== What you have to do ==
Return the records from the first line through the line containing "import pandas as pd", and leave out the pictures.

== Records for this task ==

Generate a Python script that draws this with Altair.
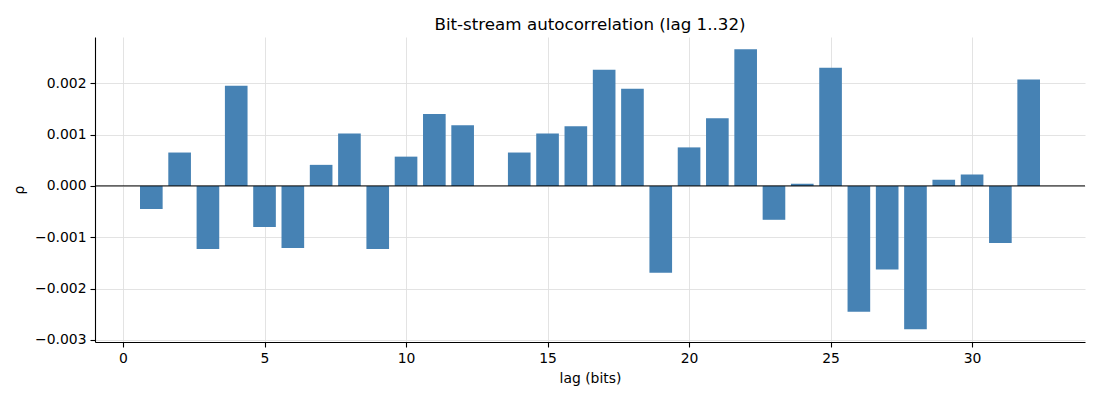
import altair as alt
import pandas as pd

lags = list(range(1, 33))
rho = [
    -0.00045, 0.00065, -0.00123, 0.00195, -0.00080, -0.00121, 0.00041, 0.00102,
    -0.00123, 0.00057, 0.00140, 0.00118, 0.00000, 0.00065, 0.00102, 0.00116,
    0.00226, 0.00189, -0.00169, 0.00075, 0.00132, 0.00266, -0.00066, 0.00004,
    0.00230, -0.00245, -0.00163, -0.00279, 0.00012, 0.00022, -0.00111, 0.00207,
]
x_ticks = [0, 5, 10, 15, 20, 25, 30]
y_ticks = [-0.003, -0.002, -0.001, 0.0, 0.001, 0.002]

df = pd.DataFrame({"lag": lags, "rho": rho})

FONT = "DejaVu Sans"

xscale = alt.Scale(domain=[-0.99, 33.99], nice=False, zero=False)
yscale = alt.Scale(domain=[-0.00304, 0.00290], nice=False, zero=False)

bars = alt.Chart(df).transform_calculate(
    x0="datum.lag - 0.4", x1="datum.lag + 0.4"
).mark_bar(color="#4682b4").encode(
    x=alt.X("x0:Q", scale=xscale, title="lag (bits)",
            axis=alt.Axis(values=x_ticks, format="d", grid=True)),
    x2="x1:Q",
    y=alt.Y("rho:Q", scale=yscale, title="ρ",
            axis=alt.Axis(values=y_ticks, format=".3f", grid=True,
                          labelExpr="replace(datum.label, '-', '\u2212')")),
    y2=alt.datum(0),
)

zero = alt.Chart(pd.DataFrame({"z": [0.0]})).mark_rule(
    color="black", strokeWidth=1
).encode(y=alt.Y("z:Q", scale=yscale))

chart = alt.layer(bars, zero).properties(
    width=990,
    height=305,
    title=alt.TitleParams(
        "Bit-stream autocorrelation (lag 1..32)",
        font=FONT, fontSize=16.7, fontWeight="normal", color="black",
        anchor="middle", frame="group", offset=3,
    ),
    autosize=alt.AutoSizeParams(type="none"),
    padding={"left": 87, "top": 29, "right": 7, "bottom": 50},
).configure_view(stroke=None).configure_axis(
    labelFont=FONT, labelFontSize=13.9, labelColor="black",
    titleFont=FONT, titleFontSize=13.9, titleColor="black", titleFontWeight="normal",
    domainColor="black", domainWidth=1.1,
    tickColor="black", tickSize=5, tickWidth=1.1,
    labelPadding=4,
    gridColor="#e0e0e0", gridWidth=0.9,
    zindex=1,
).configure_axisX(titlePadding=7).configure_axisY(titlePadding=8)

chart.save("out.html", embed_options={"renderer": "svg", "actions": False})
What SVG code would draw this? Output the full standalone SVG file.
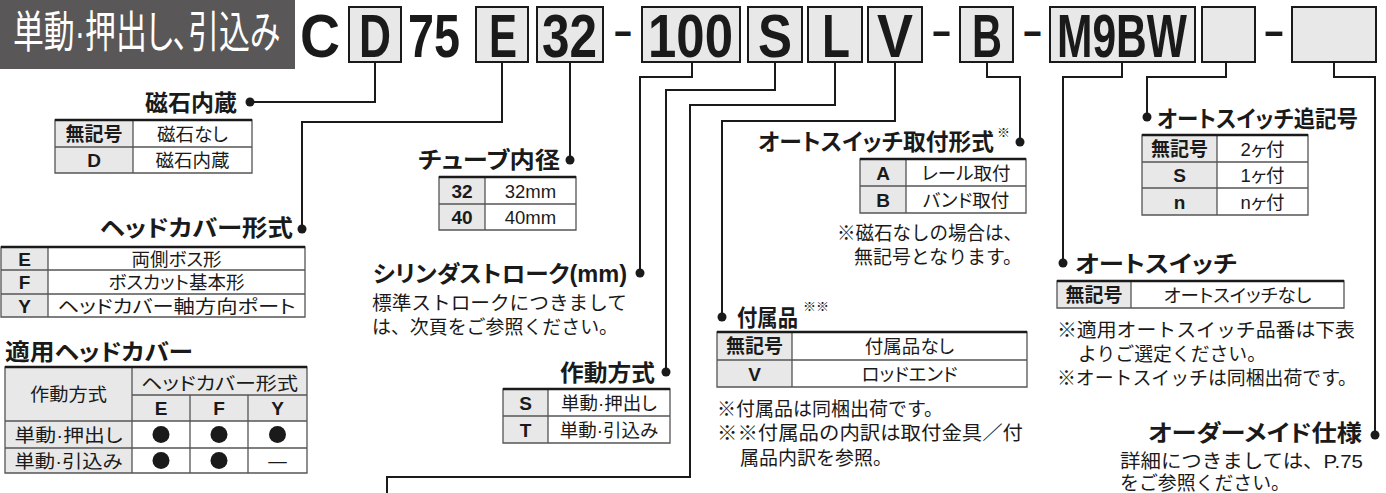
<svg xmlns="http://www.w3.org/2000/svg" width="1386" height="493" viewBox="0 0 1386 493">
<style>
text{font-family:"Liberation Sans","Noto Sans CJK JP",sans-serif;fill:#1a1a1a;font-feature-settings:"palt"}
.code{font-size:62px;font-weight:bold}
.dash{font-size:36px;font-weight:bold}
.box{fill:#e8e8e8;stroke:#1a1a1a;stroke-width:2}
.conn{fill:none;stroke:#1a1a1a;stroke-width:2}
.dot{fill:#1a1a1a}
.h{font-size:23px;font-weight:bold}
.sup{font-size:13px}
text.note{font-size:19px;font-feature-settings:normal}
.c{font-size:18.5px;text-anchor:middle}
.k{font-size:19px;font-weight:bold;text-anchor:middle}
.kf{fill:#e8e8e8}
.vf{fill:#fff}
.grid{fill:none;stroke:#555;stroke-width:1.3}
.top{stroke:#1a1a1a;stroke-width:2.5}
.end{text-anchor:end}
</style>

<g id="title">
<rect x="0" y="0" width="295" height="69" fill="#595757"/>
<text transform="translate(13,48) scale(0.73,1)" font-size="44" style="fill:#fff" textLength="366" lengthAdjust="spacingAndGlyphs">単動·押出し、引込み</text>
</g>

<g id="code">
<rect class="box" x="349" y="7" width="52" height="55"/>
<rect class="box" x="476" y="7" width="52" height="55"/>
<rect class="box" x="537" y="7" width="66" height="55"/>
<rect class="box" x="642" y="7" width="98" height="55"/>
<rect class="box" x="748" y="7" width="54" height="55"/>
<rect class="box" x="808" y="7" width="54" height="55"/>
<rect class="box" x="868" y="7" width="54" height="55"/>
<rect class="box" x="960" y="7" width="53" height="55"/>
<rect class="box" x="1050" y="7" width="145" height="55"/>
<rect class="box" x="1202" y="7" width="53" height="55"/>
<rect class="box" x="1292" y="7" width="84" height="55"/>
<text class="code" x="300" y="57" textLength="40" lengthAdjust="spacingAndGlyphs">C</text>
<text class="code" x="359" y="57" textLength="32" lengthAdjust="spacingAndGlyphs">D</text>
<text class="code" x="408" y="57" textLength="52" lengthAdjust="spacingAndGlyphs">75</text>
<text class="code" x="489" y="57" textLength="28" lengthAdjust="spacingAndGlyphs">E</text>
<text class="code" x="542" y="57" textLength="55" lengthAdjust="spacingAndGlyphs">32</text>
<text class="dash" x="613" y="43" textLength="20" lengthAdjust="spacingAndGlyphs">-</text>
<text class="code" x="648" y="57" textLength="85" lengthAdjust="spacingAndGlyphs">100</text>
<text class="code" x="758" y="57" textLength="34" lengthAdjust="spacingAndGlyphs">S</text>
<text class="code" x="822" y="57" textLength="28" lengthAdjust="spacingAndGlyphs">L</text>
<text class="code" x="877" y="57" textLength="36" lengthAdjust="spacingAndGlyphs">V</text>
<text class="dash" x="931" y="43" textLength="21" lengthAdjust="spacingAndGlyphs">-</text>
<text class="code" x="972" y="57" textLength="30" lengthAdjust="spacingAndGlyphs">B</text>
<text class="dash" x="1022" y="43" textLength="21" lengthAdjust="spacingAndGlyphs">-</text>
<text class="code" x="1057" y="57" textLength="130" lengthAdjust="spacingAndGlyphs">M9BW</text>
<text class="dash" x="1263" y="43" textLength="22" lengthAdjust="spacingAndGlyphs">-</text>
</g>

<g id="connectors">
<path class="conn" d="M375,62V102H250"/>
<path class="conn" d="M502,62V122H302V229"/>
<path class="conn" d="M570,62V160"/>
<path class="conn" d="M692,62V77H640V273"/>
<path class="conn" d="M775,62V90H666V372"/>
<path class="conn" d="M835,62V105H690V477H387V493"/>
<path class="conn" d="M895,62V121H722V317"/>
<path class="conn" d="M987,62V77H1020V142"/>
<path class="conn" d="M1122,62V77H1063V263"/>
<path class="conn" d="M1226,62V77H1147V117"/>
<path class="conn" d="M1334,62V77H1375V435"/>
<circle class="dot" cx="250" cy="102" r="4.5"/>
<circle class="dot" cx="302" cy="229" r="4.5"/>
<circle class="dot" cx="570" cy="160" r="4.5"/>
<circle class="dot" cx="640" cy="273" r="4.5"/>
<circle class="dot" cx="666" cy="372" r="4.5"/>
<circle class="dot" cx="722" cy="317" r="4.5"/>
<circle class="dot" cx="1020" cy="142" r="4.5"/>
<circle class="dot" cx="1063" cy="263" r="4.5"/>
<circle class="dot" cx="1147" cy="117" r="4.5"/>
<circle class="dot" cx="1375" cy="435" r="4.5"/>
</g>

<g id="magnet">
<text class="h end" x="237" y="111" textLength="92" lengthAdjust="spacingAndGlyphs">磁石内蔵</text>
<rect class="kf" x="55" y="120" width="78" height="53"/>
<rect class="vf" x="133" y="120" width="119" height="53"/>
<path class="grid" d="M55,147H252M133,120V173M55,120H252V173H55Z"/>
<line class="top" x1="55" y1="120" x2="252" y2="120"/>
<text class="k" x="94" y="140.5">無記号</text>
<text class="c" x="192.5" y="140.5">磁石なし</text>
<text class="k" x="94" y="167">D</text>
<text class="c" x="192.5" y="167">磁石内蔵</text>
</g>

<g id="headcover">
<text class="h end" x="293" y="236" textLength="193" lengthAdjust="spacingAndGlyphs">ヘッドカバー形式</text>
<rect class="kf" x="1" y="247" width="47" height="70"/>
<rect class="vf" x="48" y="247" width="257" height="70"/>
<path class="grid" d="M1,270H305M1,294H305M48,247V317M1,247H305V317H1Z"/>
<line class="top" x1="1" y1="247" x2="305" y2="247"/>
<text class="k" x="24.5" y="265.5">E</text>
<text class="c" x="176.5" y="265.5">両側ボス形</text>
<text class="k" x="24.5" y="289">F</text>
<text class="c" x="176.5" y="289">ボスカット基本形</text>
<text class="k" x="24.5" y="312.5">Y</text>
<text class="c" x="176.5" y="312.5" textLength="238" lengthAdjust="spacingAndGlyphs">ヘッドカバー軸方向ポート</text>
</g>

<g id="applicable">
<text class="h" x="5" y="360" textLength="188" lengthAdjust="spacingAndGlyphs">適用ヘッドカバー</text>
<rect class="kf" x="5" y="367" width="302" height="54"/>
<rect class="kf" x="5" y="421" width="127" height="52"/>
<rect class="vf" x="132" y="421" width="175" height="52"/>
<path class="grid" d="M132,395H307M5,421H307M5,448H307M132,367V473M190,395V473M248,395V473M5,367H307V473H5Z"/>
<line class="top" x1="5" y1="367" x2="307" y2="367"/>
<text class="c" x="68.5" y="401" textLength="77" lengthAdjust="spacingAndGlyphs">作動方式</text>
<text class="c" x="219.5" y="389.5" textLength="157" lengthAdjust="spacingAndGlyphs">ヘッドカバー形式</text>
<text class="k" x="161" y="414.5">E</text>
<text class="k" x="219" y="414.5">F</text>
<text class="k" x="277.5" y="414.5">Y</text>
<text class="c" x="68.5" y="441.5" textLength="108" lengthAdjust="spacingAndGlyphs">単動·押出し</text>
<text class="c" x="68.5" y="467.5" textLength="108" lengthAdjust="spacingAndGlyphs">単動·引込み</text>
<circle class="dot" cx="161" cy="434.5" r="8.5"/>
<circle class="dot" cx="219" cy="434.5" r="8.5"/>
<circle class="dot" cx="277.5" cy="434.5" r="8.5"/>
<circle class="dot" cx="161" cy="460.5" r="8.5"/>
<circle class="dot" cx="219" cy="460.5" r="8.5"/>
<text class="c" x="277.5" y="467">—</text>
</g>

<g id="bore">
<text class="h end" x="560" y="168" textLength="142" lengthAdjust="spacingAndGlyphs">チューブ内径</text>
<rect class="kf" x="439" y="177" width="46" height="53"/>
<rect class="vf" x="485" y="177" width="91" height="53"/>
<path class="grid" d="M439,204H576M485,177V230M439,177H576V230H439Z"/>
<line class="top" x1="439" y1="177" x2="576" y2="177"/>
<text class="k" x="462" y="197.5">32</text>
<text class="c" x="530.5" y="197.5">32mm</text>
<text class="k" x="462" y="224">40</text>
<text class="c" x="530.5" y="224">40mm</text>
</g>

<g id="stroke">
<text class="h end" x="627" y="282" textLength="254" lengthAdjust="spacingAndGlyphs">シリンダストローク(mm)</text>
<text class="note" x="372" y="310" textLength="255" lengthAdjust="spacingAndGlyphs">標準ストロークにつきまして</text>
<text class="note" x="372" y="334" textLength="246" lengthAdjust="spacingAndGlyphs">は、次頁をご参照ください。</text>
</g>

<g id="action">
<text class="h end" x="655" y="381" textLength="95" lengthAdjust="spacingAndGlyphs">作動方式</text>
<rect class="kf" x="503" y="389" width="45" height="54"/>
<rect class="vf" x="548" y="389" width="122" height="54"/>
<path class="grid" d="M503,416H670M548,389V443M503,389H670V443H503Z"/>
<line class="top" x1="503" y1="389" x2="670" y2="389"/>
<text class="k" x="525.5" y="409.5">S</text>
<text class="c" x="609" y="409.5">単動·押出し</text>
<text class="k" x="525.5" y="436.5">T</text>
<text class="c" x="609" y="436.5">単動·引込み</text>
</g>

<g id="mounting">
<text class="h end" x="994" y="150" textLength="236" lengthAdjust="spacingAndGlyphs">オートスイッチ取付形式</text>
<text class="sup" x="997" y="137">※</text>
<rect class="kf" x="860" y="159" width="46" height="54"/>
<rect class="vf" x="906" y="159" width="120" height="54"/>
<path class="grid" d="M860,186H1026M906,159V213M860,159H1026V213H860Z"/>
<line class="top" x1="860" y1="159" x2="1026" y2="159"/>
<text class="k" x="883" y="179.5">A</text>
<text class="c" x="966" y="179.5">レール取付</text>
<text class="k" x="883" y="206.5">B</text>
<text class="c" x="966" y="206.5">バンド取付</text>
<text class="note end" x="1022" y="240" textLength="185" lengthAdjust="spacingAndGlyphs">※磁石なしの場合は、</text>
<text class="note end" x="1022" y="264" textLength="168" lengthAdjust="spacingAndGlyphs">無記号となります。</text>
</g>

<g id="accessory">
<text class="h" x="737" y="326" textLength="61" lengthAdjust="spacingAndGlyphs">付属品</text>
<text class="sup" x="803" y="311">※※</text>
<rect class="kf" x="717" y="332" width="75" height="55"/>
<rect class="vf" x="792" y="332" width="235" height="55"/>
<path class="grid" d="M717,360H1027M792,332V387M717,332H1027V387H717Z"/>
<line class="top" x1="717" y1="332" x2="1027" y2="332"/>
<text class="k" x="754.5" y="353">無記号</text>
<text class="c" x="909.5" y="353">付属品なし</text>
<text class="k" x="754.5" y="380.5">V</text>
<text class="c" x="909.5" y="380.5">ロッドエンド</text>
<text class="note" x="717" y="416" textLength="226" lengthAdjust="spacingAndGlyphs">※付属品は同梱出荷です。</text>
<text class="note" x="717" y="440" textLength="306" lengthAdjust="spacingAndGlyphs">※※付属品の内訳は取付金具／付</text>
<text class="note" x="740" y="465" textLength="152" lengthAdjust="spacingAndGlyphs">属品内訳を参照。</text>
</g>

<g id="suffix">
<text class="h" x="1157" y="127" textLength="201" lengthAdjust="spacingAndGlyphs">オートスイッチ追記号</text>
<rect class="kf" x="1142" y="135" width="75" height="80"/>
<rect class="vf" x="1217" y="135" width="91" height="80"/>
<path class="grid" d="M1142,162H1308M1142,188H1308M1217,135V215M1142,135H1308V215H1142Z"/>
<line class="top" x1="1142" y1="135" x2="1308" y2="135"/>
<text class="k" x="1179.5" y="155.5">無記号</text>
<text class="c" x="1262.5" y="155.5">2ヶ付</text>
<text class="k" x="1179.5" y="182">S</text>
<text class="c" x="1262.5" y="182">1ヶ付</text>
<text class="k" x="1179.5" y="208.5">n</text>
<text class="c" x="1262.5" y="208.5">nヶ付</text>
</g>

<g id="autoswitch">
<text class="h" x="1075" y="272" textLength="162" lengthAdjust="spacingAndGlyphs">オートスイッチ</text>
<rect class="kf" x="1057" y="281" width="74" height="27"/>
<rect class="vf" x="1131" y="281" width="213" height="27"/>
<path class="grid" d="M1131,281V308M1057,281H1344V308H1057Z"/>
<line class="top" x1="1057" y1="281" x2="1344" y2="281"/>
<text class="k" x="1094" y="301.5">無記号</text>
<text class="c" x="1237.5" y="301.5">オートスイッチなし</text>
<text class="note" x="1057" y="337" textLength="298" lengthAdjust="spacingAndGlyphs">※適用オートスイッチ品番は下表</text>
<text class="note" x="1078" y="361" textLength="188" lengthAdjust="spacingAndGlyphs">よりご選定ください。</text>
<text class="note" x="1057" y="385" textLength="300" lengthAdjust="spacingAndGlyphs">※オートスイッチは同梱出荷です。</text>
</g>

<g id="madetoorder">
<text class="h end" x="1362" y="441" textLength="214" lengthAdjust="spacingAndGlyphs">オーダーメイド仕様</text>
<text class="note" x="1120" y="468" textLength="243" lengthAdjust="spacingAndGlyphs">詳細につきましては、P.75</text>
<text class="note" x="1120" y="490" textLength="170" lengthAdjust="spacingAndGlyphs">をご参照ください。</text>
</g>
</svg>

== Response for this exercise ==
Generate a Python script that draws this with Altair.
import altair as alt
import pandas as pd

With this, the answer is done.